En effet, les archives familiales, en particulier un inventaire de 1918 et un devis de restauration de 1943, auraient dû quand même conduire la venderesse à s’interroger sur une possibilité d’attribution du tableau à Géricault. D’autant qu’elle savait qu’un de ses ancêtres était le peintre Alexandre-Gabriel Decamps, qui avait pu constituer une collection personnelle et dont le frère, critique d’art, s’était positionné comme défenseur de Géricault.
Dans ces circonstances, la Cour a retenu que l’absence de consultation des archives familiales « amèn[ait] à considérer l’erreur commise [par la venderesse] comme inexcusable… ». Dès lors, l’erreur ne pouvait être considérée comme une cause d’annulation de la vente.
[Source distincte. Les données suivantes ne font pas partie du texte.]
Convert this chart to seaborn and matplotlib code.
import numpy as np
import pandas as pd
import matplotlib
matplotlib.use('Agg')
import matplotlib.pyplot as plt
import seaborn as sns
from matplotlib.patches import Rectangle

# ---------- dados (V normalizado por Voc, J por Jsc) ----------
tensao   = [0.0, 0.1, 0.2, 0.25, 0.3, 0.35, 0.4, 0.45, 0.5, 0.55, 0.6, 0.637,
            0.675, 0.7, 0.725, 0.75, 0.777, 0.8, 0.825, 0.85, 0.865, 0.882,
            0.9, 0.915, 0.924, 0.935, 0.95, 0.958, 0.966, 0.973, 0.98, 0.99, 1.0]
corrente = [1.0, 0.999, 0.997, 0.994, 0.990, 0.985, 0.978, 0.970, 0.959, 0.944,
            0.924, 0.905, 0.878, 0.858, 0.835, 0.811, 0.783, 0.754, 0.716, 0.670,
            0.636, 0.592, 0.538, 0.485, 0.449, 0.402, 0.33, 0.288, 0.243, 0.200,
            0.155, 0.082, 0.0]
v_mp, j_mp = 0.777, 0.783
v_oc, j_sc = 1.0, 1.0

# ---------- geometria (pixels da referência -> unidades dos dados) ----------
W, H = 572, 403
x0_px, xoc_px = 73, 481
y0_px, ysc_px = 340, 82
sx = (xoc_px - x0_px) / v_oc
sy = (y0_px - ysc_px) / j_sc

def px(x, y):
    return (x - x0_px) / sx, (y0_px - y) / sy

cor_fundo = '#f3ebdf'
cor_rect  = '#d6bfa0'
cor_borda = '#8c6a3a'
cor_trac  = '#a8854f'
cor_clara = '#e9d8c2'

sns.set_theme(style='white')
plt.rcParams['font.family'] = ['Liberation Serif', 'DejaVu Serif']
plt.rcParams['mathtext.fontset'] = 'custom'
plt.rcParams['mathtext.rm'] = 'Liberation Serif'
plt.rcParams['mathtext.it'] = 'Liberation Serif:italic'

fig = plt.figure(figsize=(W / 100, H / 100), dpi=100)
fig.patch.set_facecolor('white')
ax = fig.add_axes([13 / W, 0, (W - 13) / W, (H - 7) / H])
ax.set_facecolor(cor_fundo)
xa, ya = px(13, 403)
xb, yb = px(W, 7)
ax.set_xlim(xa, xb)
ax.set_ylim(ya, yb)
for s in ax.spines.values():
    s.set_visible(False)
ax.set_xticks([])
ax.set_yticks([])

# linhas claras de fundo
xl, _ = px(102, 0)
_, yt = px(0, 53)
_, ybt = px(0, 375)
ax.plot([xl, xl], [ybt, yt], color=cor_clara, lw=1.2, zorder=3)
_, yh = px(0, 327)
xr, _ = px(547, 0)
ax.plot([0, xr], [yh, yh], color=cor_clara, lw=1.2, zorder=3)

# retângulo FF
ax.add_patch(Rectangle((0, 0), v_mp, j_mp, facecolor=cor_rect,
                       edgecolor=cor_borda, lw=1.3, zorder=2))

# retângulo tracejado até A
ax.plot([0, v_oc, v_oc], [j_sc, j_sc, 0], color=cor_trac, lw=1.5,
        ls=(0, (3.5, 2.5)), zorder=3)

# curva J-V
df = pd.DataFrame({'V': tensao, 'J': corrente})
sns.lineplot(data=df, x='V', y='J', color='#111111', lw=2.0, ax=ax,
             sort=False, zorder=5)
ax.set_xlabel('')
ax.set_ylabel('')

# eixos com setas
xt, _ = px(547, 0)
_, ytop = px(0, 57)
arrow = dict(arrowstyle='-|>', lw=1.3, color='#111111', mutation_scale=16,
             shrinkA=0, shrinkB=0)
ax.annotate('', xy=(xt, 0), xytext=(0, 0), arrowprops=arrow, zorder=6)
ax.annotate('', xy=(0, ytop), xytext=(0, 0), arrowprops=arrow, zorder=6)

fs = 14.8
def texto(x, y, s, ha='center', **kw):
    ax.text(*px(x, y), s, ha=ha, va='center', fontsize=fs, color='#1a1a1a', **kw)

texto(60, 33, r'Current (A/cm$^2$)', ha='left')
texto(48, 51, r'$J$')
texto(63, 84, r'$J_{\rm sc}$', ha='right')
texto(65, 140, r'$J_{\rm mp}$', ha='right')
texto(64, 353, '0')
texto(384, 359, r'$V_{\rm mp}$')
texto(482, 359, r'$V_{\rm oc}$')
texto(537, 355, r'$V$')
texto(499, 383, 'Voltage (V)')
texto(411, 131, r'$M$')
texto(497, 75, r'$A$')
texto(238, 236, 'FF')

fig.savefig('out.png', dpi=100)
- L’absence de responsabilité de l’opérateur de ventes volontaires
Concernant la responsabilité de l’opérateur de ventes volontaires, les héritiers lui reprochaient de ne pas avoir effectué les recherches appropriées pour identifier le tableau, en recourant notamment à l’assistance d’un expert. L’effervescence engendrée par la vente du tableau, précisaient-ils, aurait dû éveiller sa curiosité et le conduire à informer la venderesse d’une possible d’attribution du tableau à Géricault.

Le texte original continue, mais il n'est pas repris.